In a world of lobster rolls and fish tacos, the fish sandwich is often overlooked or dismissed as only a fast-food menu item. Yet there's something deeply satisfying about creating your own fish sandwich, and Pacific red snapper is a perfect option. Dip the fish in seasoned flour and bread crumbs, cook in hot oil until you have a crispy exterior, blot any remaining oil, and serve in your favorite bun. And don't forget the homemade tartar sauce. 

MacMillan also serves Pacific red snapper pan seared with avocado and lime over brown rice. Sweet, nutty, and flaky, Pacific red snapper adapts to most cooking methods. Coat it in paprika, black pepper, and garlic powder, and then blacken it in a mixture of butter and oil. Bake it with lemon and garlic.
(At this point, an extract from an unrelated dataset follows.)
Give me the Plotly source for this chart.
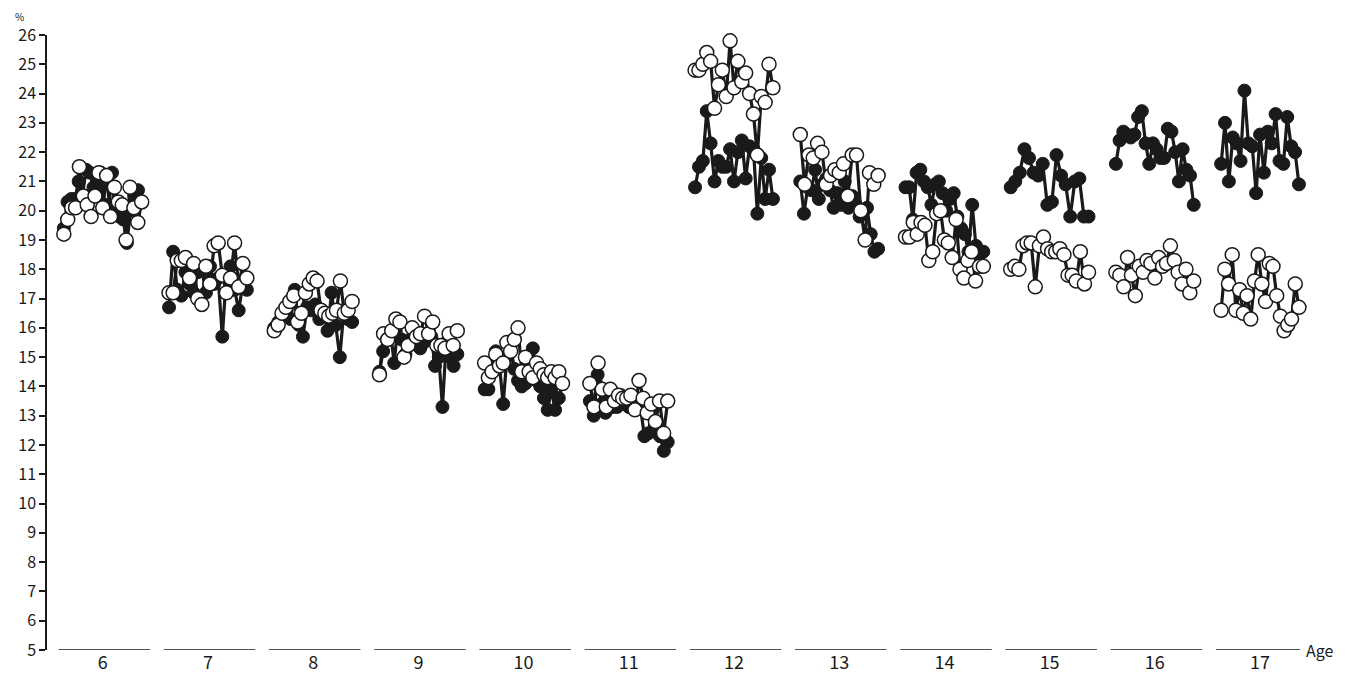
import numpy as np
import plotly.graph_objects as go

ages = [6, 7, 8, 9, 10, 11, 12, 13, 14, 15, 16, 17]
y_ticks = list(range(5, 27))

# filled (black) series per age group
black = {
    6: [19.4, 20.3, 20.4, 20.4, 21.0, 20.5, 21.4, 21.3, 20.8, 21.0, 21.3, 20.2, 20.0, 21.3, 20.0, 19.8, 19.7, 18.9, 20.0, 20.5, 20.7, 20.3],
    7: [16.7, 18.6, 17.3, 17.1, 17.9, 17.5, 17.2, 17.9, 18.0, 17.2, 18.1, 17.5, 17.7, 15.7, 17.8, 18.1, 17.3, 16.6, 17.5, 17.3],
    8: [16.0, 16.2, 16.5, 16.6, 16.3, 17.3, 16.1, 15.7, 16.7, 16.6, 16.8, 16.3, 16.5, 15.9, 17.2, 16.1, 15.0, 16.6, 16.3, 16.2],
    9: [14.5, 15.2, 15.6, 15.8, 14.8, 16.2, 15.6, 15.1, 15.5, 15.7, 15.6, 15.3, 15.5, 15.8, 15.7, 14.7, 15.0, 13.3, 15.5, 15.0, 14.7, 15.1],
    10: [13.9, 13.9, 14.6, 15.2, 14.7, 13.4, 15.0, 15.4, 14.6, 14.2, 14.0, 14.1, 14.6, 15.3, 14.2, 14.0, 13.6, 13.2, 13.9, 13.2, 13.6, 14.1],
    11: [13.5, 13.0, 14.4, 13.4, 13.1, 13.6, 13.3, 13.3, 13.7, 13.6, 13.3, 13.6, 13.4, 13.3, 12.3, 12.4, 13.2, 12.6, 12.3, 11.8, 12.1],
    12: [20.8, 21.5, 21.7, 23.4, 22.3, 21.0, 21.7, 21.5, 21.5, 22.1, 21.0, 22.0, 22.4, 21.1, 22.2, 22.1, 19.9, 21.8, 20.4, 21.4, 20.4],
    13: [21.0, 19.9, 20.8, 20.7, 21.4, 20.4, 20.9, 21.1, 20.7, 20.1, 20.6, 20.2, 21.0, 20.1, 20.5, 20.2, 19.8, 20.0, 20.1, 19.2, 18.6, 18.7],
    14: [20.8, 20.8, 19.7, 21.3, 21.4, 21.0, 20.8, 20.2, 20.9, 21.0, 20.6, 20.0, 20.4, 20.6, 19.8, 19.4, 19.2, 18.6, 20.2, 18.8, 18.5, 18.6],
    15: [20.8, 21.0, 21.3, 22.1, 21.8, 21.3, 21.2, 21.6, 20.2, 20.3, 21.9, 21.2, 20.9, 19.8, 21.0, 21.1, 19.8, 19.8],
    16: [21.6, 22.4, 22.7, 22.6, 22.5, 22.6, 23.2, 23.4, 22.3, 21.6, 22.3, 22.1, 21.8, 21.8, 22.8, 22.7, 22.0, 21.0, 22.1, 21.4, 21.2, 20.2],
    17: [21.6, 23.0, 21.0, 22.5, 22.3, 21.7, 24.1, 22.3, 22.2, 20.6, 22.6, 21.3, 22.7, 22.3, 23.3, 21.7, 21.6, 23.2, 22.2, 22.0, 20.9],
}

# open (white) series per age group
white = {
    6: [19.2, 19.7, 20.1, 20.1, 21.5, 20.5, 20.2, 19.8, 20.5, 21.3, 20.1, 21.2, 19.8, 20.8, 20.3, 20.2, 19.0, 20.8, 20.1, 19.6, 20.3],
    7: [17.2, 17.2, 18.3, 18.3, 18.4, 17.7, 18.2, 17.0, 16.8, 18.1, 17.5, 18.8, 18.9, 17.8, 17.2, 17.7, 18.9, 17.4, 18.2, 17.7],
    8: [15.9, 16.1, 16.5, 16.7, 16.9, 17.1, 16.2, 16.5, 17.2, 17.5, 17.7, 17.6, 16.6, 16.5, 16.4, 16.5, 16.6, 17.6, 16.5, 16.6, 16.9],
    9: [14.4, 15.8, 15.6, 15.9, 16.3, 16.2, 15.0, 15.4, 16.0, 15.7, 15.8, 16.4, 15.8, 16.2, 15.4, 15.4, 15.3, 15.8, 15.4, 15.9],
    10: [14.8, 14.3, 14.5, 15.1, 14.7, 14.8, 15.5, 15.2, 15.6, 16.0, 14.5, 15.0, 14.5, 14.3, 14.8, 14.6, 14.4, 14.3, 14.5, 14.3, 14.5, 14.1],
    11: [14.1, 13.3, 14.8, 13.9, 13.3, 13.9, 13.5, 13.7, 13.6, 13.6, 13.7, 13.2, 14.2, 13.6, 13.1, 13.4, 12.8, 13.5, 12.4, 13.5],
    12: [24.8, 24.8, 25.0, 25.4, 25.1, 23.5, 24.3, 24.8, 23.9, 25.8, 24.2, 25.1, 24.4, 24.7, 24.0, 23.3, 21.9, 23.9, 23.7, 25.0, 24.2],
    13: [22.6, 20.9, 21.9, 21.8, 22.3, 22.0, 20.9, 21.2, 21.4, 21.3, 21.6, 20.5, 21.9, 21.9, 20.0, 19.0, 21.3, 20.9, 21.2],
    14: [19.1, 19.1, 19.6, 19.2, 19.6, 19.5, 18.3, 18.6, 19.9, 20.0, 19.0, 18.9, 18.4, 19.7, 18.0, 17.7, 18.3, 18.6, 17.6, 18.1, 18.1],
    15: [18.0, 18.1, 18.0, 18.8, 18.9, 18.9, 17.4, 18.8, 19.1, 18.7, 18.6, 18.6, 18.7, 18.5, 17.8, 17.8, 17.6, 18.6, 17.5, 17.9],
    16: [17.9, 17.8, 17.4, 18.4, 17.8, 17.1, 18.1, 17.9, 18.3, 18.2, 17.7, 18.4, 18.1, 18.2, 18.8, 18.3, 17.9, 17.5, 18.0, 17.2, 17.6],
    17: [16.6, 18.0, 17.5, 18.5, 16.6, 17.3, 16.5, 17.1, 16.3, 17.6, 18.5, 17.5, 16.9, 18.2, 18.1, 17.1, 16.4, 15.9, 16.1, 16.3, 17.5, 16.7],
}

HALF = 0.37


def build(series):
    xs, ys = [], []
    for a in ages:
        vals = series[a]
        pos = np.linspace(a - HALF, a + HALF, len(vals))
        xs.extend(pos.tolist())
        ys.extend(vals)
        xs.append(None)
        ys.append(None)
    return xs, ys


fig = go.Figure()
bx, by = build(black)
fig.add_trace(go.Scatter(
    x=bx, y=by, mode="lines+markers", connectgaps=False, cliponaxis=False,
    line=dict(color="#1a1a1a", width=3.2),
    marker=dict(size=13, color="#1a1a1a", line=dict(color="#1a1a1a", width=1)),
    showlegend=False, hoverinfo="skip"))
wx, wy = build(white)
fig.add_trace(go.Scatter(
    x=wx, y=wy, mode="lines+markers", connectgaps=False, cliponaxis=False,
    line=dict(color="#1a1a1a", width=3.2),
    marker=dict(size=14, color="white", line=dict(color="#1a1a1a", width=1.5)),
    showlegend=False, hoverinfo="skip"))

X0 = 5.47
X1 = 17.38

# axis segments beneath each age group
for a in ages:
    left = max(a - 0.42, X0)
    fig.add_shape(type="line", xref="x", yref="y", x0=left, x1=a + 0.45,
                  y0=5, y1=5, line=dict(color="#1a1a1a", width=1.5))

fig.add_annotation(xref="paper", yref="y", x=1.0, y=5, xanchor="left", yanchor="middle",
                   text="Age", showarrow=False, xshift=4,
                   font=dict(size=16, color="#1a1a1a"))
fig.add_annotation(xref="paper", yref="paper", x=0, y=1, xanchor="right", yanchor="top",
                   text="%", showarrow=False, xshift=-22, yshift=27, borderpad=0,
                   font=dict(size=10, color="#1a1a1a"))

fig.update_layout(
    width=1336, height=666,
    margin=dict(l=39, r=44, t=27, b=24, autoexpand=False),
    paper_bgcolor="white", plot_bgcolor="white",
    font=dict(family="Noto Sans CJK JP, DejaVu Sans, sans-serif", color="#1a1a1a", size=18),
    xaxis=dict(range=[X0, X1], tickmode="array", tickvals=ages, ticktext=[str(a) for a in ages],
               showgrid=False, zeroline=False, showline=False, ticks="", ticklen=0,
               automargin=False, tickfont=dict(size=18)),
    yaxis=dict(range=[5, 26], tickmode="array", tickvals=y_ticks,
               ticktext=[str(v) for v in y_ticks], automargin=False,
               showgrid=False, zeroline=False, showline=True, linecolor="#1a1a1a", linewidth=1.5,
               ticks="outside", ticklen=6, tickwidth=1.5, tickcolor="#1a1a1a",
               tickfont=dict(size=16)),
)

fig.write_html("out.html")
Use it as the fish in fish and chips. Or go all out and grill whole red snapper with a ponzu sauce made of rice vinegar, sake, soy sauce, and mirin. The ponzu sauce will add a lemon-soy accent to this Asian dish. 

Worst: American eel

American eels, also known as Anguilla rostrata, are like some people; they'll eat anything. Fish, insects, worms, frogs — you name it, and this eel probably considers it gourmet fare. Yet, eel is a popular addition to any number of dishes, including sushi and poke bowls. 

In the past, pickled, smoked, and baked eel were far more common — and far more popular choices than they are today. Tastes have changed, however, and fewer people are consuming eel. Some people are turned off by the eel's slithery appearance, but that's not why many oppose serving or eating this eel. From the 1980s to 2021, the eel harvest shrunk from up to 3.6 million pounds annually to 427,048 pounds. In 2014, the American eel made it to "endangered" status on the International Union for the Conservation of Nature's Red List. While eels are not your best dining choice, they are important to the environment, so pass them by and consider other options for your sushi. 

Best: Shark

If you're an adventurous chef, be among the many, including chef Douglas MacMillan, to indulge in shark. Start with a raw shark steak or two, and you'll have a flavorful base for any number of culinary adventures. "Sharks aren't considered a five-star fish, but they are good," says MacMillan. In his restaurants, he serves thresher shark, which is sustainably raised.

To cook shark, you can marinate those meaty steaks in an Asian blend of soy sauce, lemon, and ginger, and then broil and serve over rice or orzo. You can also pan-fry or grill shark. Just be sure to use plenty of moisture because it has one of the lowest fat contents among fish. MacMillan likes to sear it. This is one fish that will take on the flavor of any marinade but still stand out in a bold curry if you're looking for a memorable and quick-to-cook meal over rice. 

MacMillan recommends it if you're looking for "an inexpensive, good fish that hasn't been discovered yet." But hurry: Many people are catching onto the flavor and versatility of shark. And when that happens, prices will reflect the fish's newfound popularity. "Chilean sea bass used to be inexpensive and readily available. Then chefs discovered it, and the price went up," MacMillan notes. "The same thing could happen with shark."